If you must pick one, the Bandhavgarh National Park is one of the largest national parks in India and yet is relatively unknown. Spread over a total of 437 sq km, the park derives its name from the most prominent hillock of the area, which is said to be given by lord Rama to his brother Laxman to keep a watch on Lanka.

The park has one of the highest density of the tiger population in India. The park has a large breeding population of leopards, panthers, bisons and various species of deer as well.

It was once populated with white tigers, and the last known one was captured by Maharaja Martand Singh of Rewa in 1951. Try to make a pre-booking online for the entry through Gate 1. Park entry fee for Indian nationals is Rs 500 per trip/Gypsy for a maximum of 6 Persons and guide fees are Rs 150 per trip.

The nearest airports are in Khajuraho (210 km away) and Jabalpur.

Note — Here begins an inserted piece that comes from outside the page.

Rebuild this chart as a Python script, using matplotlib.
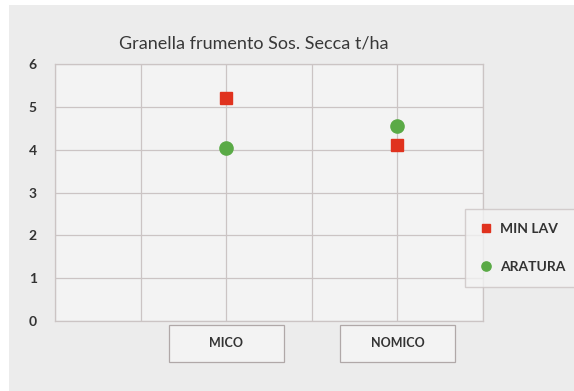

Buses from Khajuraho to Bandhavgarh do the trip in about five hours.

The closest railhead is the town of Umaria, which is 30 km from Bandhavgarh. Bandhavgarh National Park too closes for visitors during the monsoon months, July to October.

It's best to stay in the park where the Madhya Pradesh Tourist department has a forest lodge. The PWD and the Forest Department also have guest houses within the park for budget travelers. Rooms range from high end luxury tree houses to basic MP Tourism rooms.